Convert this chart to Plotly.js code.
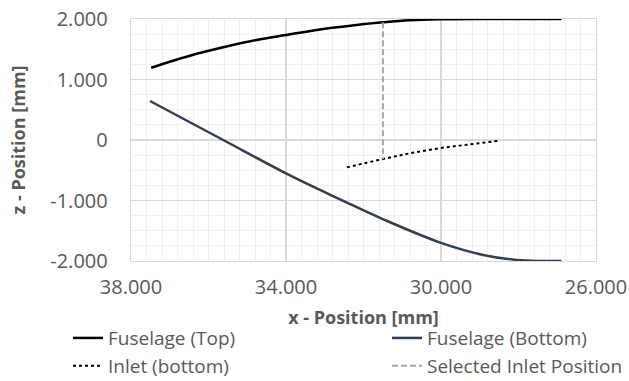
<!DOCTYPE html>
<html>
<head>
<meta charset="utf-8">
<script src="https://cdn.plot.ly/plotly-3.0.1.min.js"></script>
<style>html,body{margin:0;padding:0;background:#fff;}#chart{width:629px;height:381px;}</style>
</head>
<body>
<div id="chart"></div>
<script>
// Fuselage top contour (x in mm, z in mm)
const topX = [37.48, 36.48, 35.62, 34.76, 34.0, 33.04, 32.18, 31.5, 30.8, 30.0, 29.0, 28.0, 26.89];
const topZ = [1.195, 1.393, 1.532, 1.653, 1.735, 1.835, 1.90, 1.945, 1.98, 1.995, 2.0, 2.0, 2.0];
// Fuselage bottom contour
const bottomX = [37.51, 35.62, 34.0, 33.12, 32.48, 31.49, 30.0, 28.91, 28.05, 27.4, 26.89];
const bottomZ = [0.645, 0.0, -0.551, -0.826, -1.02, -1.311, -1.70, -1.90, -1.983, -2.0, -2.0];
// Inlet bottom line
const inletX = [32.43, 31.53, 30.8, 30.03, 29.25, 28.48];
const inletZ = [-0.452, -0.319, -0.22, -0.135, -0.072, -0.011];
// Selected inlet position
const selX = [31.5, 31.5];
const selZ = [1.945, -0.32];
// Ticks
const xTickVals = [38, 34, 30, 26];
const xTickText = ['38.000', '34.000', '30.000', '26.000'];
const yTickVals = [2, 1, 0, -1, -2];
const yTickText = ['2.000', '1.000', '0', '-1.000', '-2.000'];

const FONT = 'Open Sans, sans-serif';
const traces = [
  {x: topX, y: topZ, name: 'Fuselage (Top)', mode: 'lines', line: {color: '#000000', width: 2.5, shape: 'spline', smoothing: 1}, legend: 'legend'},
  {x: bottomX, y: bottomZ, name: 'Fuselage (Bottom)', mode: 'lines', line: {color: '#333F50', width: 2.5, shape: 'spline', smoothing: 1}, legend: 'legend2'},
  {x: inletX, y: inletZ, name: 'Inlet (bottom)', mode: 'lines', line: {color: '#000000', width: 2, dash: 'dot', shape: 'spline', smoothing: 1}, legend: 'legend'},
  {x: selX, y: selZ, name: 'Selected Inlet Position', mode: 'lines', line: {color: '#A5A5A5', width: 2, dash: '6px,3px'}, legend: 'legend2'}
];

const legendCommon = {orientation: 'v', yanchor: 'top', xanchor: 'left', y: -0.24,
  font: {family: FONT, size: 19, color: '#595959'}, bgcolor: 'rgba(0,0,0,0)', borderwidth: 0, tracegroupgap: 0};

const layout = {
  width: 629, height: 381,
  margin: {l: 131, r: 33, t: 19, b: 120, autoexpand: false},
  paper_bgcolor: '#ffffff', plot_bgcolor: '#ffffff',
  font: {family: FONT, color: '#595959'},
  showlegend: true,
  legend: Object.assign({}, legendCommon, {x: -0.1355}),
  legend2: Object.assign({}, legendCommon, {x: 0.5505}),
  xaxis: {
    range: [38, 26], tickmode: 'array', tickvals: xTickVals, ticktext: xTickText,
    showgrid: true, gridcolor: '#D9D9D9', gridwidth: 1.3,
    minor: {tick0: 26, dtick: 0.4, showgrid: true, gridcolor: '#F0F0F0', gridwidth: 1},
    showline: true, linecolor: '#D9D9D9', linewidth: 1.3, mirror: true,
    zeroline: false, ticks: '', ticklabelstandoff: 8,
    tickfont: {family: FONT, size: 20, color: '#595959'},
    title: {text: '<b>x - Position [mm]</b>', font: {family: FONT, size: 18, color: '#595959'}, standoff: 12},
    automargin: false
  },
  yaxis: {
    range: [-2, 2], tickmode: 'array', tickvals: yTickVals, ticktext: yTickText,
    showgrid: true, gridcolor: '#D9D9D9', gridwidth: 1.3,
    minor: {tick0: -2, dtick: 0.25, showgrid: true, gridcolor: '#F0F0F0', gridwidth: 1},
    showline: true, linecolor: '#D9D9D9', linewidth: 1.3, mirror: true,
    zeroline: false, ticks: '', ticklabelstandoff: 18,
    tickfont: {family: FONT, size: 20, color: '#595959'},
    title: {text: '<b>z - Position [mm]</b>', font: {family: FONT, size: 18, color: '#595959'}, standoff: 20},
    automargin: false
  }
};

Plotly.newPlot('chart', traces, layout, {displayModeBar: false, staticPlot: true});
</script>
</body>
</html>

--------------------------------

== EXERCISE INSTRUCTIONS ==
Transcribe the full listing character for character. Pictures are excluded.

== RESULT OF THIS TASK ==
Convert this chart to Plotly.js code.
<!DOCTYPE html>
<html>
<head>
<meta charset="utf-8">
<script src="https://cdn.plot.ly/plotly-3.0.1.min.js"></script>
<style>html,body{margin:0;padding:0;background:#fff;}#chart{width:629px;height:381px;}</style>
</head>
<body>
<div id="chart"></div>
<script>
// Fuselage top contour (x in mm, z in mm)
const topX = [37.48, 36.48, 35.62, 34.76, 34.0, 33.04, 32.18, 31.5, 30.8, 30.0, 29.0, 28.0, 26.89];
const topZ = [1.195, 1.393, 1.532, 1.653, 1.735, 1.835, 1.90, 1.945, 1.98, 1.995, 2.0, 2.0, 2.0];
// Fuselage bottom contour
const bottomX = [37.51, 35.62, 34.0, 33.12, 32.48, 31.49, 30.0, 28.91, 28.05, 27.4, 26.89];
const bottomZ = [0.645, 0.0, -0.551, -0.826, -1.02, -1.311, -1.70, -1.90, -1.983, -2.0, -2.0];
// Inlet bottom line
const inletX = [32.43, 31.53, 30.8, 30.03, 29.25, 28.48];
const inletZ = [-0.452, -0.319, -0.22, -0.135, -0.072, -0.011];
// Selected inlet position
const selX = [31.5, 31.5];
const selZ = [1.945, -0.32];
// Ticks
const xTickVals = [38, 34, 30, 26];
const xTickText = ['38.000', '34.000', '30.000', '26.000'];
const yTickVals = [2, 1, 0, -1, -2];
const yTickText = ['2.000', '1.000', '0', '-1.000', '-2.000'];

const FONT = 'Open Sans, sans-serif';
const traces = [
  {x: topX, y: topZ, name: 'Fuselage (Top)', mode: 'lines', line: {color: '#000000', width: 2.5, shape: 'spline', smoothing: 1}, legend: 'legend'},
  {x: bottomX, y: bottomZ, name: 'Fuselage (Bottom)', mode: 'lines', line: {color: '#333F50', width: 2.5, shape: 'spline', smoothing: 1}, legend: 'legend2'},
  {x: inletX, y: inletZ, name: 'Inlet (bottom)', mode: 'lines', line: {color: '#000000', width: 2, dash: 'dot', shape: 'spline', smoothing: 1}, legend: 'legend'},
  {x: selX, y: selZ, name: 'Selected Inlet Position', mode: 'lines', line: {color: '#A5A5A5', width: 2, dash: '6px,3px'}, legend: 'legend2'}
];

const legendCommon = {orientation: 'v', yanchor: 'top', xanchor: 'left', y: -0.24,
  font: {family: FONT, size: 19, color: '#595959'}, bgcolor: 'rgba(0,0,0,0)', borderwidth: 0, tracegroupgap: 0};

const layout = {
  width: 629, height: 381,
  margin: {l: 131, r: 33, t: 19, b: 120, autoexpand: false},
  paper_bgcolor: '#ffffff', plot_bgcolor: '#ffffff',
  font: {family: FONT, color: '#595959'},
  showlegend: true,
  legend: Object.assign({}, legendCommon, {x: -0.1355}),
  legend2: Object.assign({}, legendCommon, {x: 0.5505}),
  xaxis: {
    range: [38, 26], tickmode: 'array', tickvals: xTickVals, ticktext: xTickText,
    showgrid: true, gridcolor: '#D9D9D9', gridwidth: 1.3,
    minor: {tick0: 26, dtick: 0.4, showgrid: true, gridcolor: '#F0F0F0', gridwidth: 1},
    showline: true, linecolor: '#D9D9D9', linewidth: 1.3, mirror: true,
    zeroline: false, ticks: '', ticklabelstandoff: 8,
    tickfont: {family: FONT, size: 20, color: '#595959'},
    title: {text: '<b>x - Position [mm]</b>', font: {family: FONT, size: 18, color: '#595959'}, standoff: 12},
    automargin: false
  },
  yaxis: {
    range: [-2, 2], tickmode: 'array', tickvals: yTickVals, ticktext: yTickText,
    showgrid: true, gridcolor: '#D9D9D9', gridwidth: 1.3,
    minor: {tick0: -2, dtick: 0.25, showgrid: true, gridcolor: '#F0F0F0', gridwidth: 1},
    showline: true, linecolor: '#D9D9D9', linewidth: 1.3, mirror: true,
    zeroline: false, ticks: '', ticklabelstandoff: 18,
    tickfont: {family: FONT, size: 20, color: '#595959'},
    title: {text: '<b>z - Position [mm]</b>', font: {family: FONT, size: 18, color: '#595959'}, standoff: 20},
    automargin: false
  }
};

Plotly.newPlot('chart', traces, layout, {displayModeBar: false, staticPlot: true});
</script>
</body>
</html>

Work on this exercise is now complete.